Thursday evening saw final episode of my trio of visits to Bristol, this time to work Avon Harmony and their new director Alex de Bruin. It must be at least six years since I last coached the chorus, but I was still greeted like a long-lost friend. And the club chair had baked a cake; I like her leadership style.

We covered a varied range of both vocal and musical areas during the evening, making it one of those sessions that feels hard to summarise. One theme that emerged in more than one context, though, was the idea that it's okay to be not-yet-skilled at something - in fact, better to dive on in an achieve it only intermittently than use a work-around that produces a competent half-way version.

The classic one here is holding your cheeks in while you bubble. As work-arounds go, it's okay to start you off, though you actually get much more benefit from the exercise by trying to bubble without it and only managing in fits and starts. You'll find that over time your one-second bursts gradually lengthen into 4-second bursts, and then one day you notice that you can do half a phrase at a time without interruption.

Likewise, with standing on one leg. The point of doing this is get you standing actively, so if you have to keep touching the other to the ground to adjust your balance, you are getting the benefit of the exercise. If you keep one toe from the other foot constantly on the ground as a prop, you neither get the support for your singing the exercise should provide, nor get better at standing on one leg. It's in doing the things that we can't yet achieve that we grow in skill.

Another theme was working with Alex on his directing technique. He is an energetic director, which brings life and momentum to the singing, but needs to find ways to channel that energy so as not to lose control of the sound. The key here was in moving the action to his ears rather than his arms, for him to place his focus on attending to the sound rather than broadcasting his intentions to the chorus.

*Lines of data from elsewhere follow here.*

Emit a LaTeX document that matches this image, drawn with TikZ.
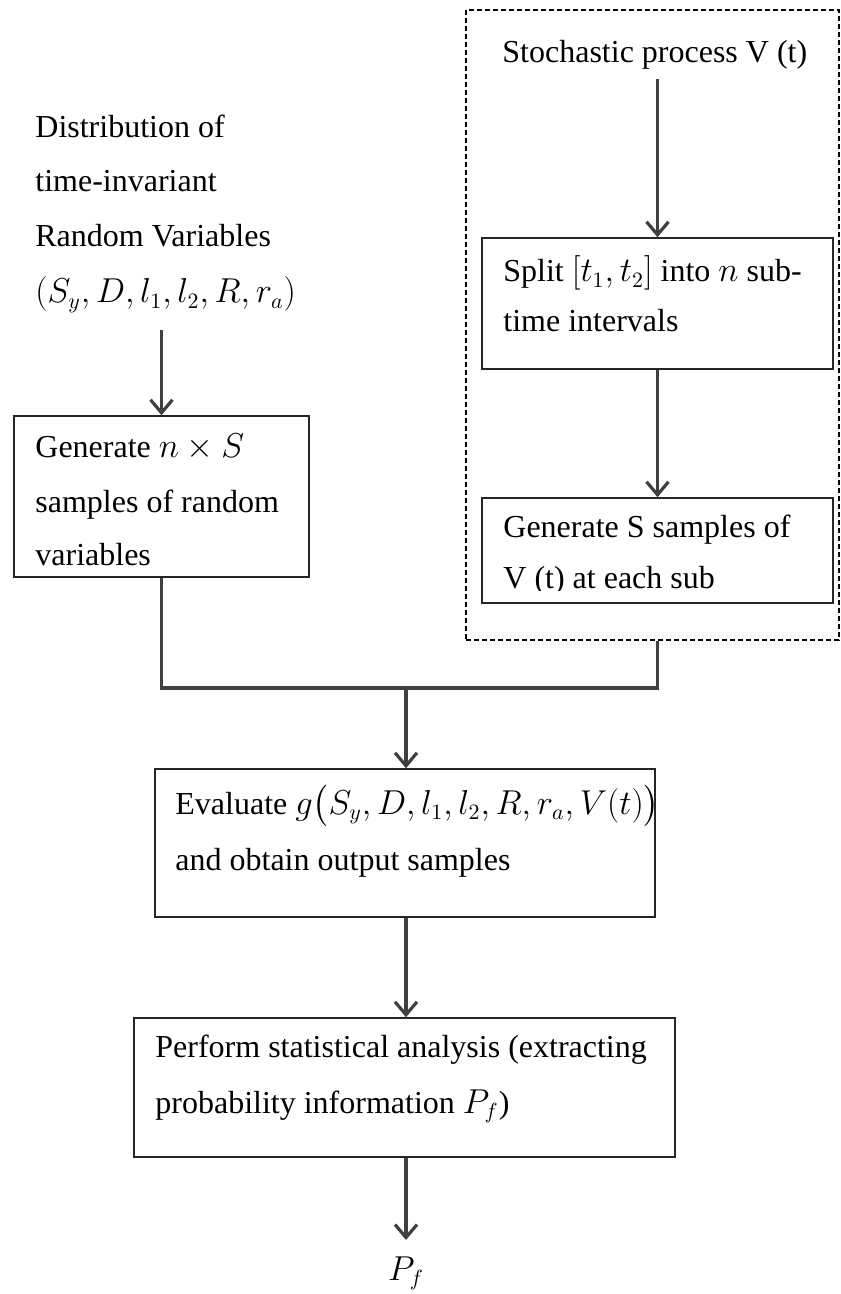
\documentclass[tikz,border=0pt]{standalone}
\usepackage{amsmath}
\usepackage{fontspec}
\setmainfont{Liberation Serif}
\usetikzlibrary{arrows.meta,fit}

\definecolor{flowgray}{HTML}{404040}

\tikzset{
  stepbox/.style={draw=black!85, line width=0.75pt, inner sep=0pt},
  groupbox/.style={draw=black, line width=0.6pt, dash pattern=on 2.5pt off 1.5pt, inner sep=0pt},
  txt/.style={anchor=base west, inner sep=0pt, font=\fontsize{16pt}{27.5pt}\selectfont},
  flow/.style={draw=flowgray, line width=1.6pt},
  arr/.style={flow, -{Straight Barb[length=6.5pt,width=11pt,line width=1.6pt]}}
}

\begin{document}
\begin{tikzpicture}[x=0.5pt,y=-0.5pt]
\useasboundingbox (0,0) rectangle (840,1294);

% time-dependent branch (dashed group)
\node[groupbox, fit={(466,10) (839,640)}] (vbox) {};
\node[txt] (stoch) at (502,63) {Stochastic process V (t)};
\node[stepbox, fit={(482,238) (833,369)}] (split) {};
\node[txt] (split1) at (503,282) {Split $[t_1, t_2]$ into $n$ sub-};
\node[txt] (split2) at (503,332) {time intervals};
\node[stepbox, fit={(482,498) (833,603)}] (genS) {};
\begin{scope}
  \clip (482,498) rectangle (833,590);
  \node[txt] (genS1) at (503,537) {Generate S samples of};
  \node[txt] (genS2) at (503,588) {V (t) at each sub};
\end{scope}

% time-invariant branch
\node[txt] (dist1) at (35,138) {Distribution of};
\node[txt] (dist2) at (35,192) {time-invariant};
\node[txt] (dist3) at (35,247) {Random Variables};
\node[txt] (dist4) at (35,303) {$(S_y, D, l_1, l_2, R, r_a)$};
\node[stepbox, fit={(14,416) (309,577)}] (genN) {};
\node[txt] (genN1) at (35,457) {Generate $n \times S$};
\node[txt] (genN2) at (35,512) {samples of random};
\node[txt] (genN3) at (35,565) {variables};

% evaluation and post-processing
\node[stepbox, fit={(155,769) (655,917)}] (eval) {};
\node[txt] (eval1) at (175,814) {Evaluate $g\bigl(S_y, D, l_1, l_2, R, r_a, V(t)\bigr)$};
\node[txt] (eval2) at (175,870) {and obtain output samples};
\node[stepbox, fit={(134,1018) (675,1157)}] (perf) {};
\node[txt] (perf1) at (155,1057) {Perform statistical analysis (extracting};
\node[txt] (perf2) at (155,1113) {probability information $P_f$)};
\node[anchor=base, inner sep=0pt, font=\fontsize{16pt}{27.5pt}\selectfont] (pf) at (406,1280) {$P_f$};

\coordinate (j) at (406,688);

% connectors
\draw[arr] (split.north |- 0,79) -- (split.north);
\draw[arr] (split.south) -- (genS.north);
\draw[arr] (genN.north |- 0,330) -- (genN.north);
\draw[flow] (genN.south) |- (j) -| (vbox.south -| split.south);
\draw[arr] (j) -- (j |- eval.north);
\draw[arr] (eval.south -| j) -- (j |- perf.north);
\draw[arr] (perf.south -| j) -- (j |- 0,1240);
\end{tikzpicture}
\end{document}
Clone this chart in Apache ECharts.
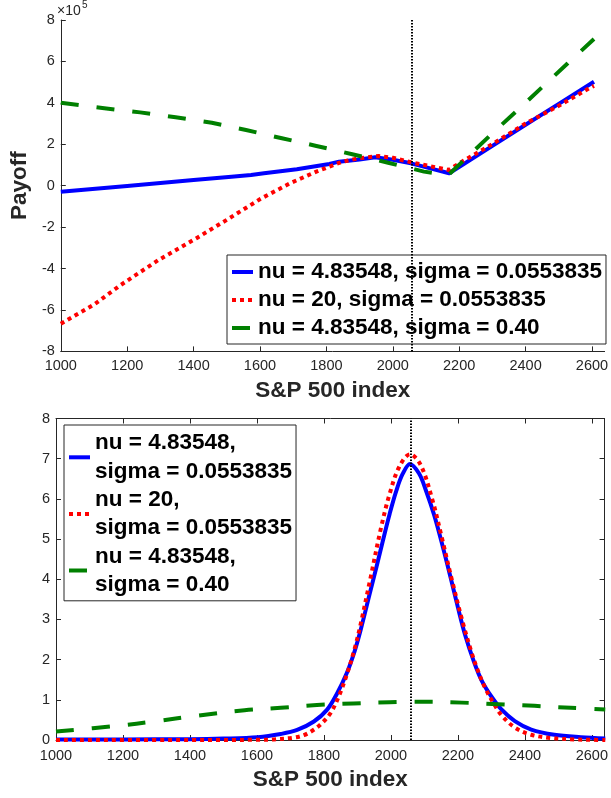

We used various exercises to help in this process, including straight coaching of gesture to keep the posture stiller and the shoulders more relaxed (which, interestingly, helped him hear more detail in itself), and directing standing on one leg (which revealed that the place where the sound had been going out of focus was also the place where his gestures were tending to overbalance him).

At one point, he described the experience of directing with his eyes closed as, 'I found I was concentrating less...though I was concentrating more...I was concentrating on different things.' I thought I'd share this as it strikes me as a rather perceptive observation about the way the director's effectiveness is underpinned by their attention. There is so much one can focus on in such a complex activity, but it's the act of hearing that is the single most important for the success of the ensemble.

One other experience we had that I thought was worth sharing was in a song with a driving rhythm that had sometimes been, well, coasting rather than driving. We did a considerable amount of high-energy work to get everyone fully involved in the underlying pulsing of the micro-rhythms that underpin the whole song. And when we did this, the tonal centre stayed true instead of sinking. I don't know why energy loss or maintenance in one dimension (rhythm) should result in a parallel loss or maintenance in another (pitch), but it is observably true that it does. So if you're having tonal centre issues, it's worth checking out how faithful you are being to the tempo and rhythm.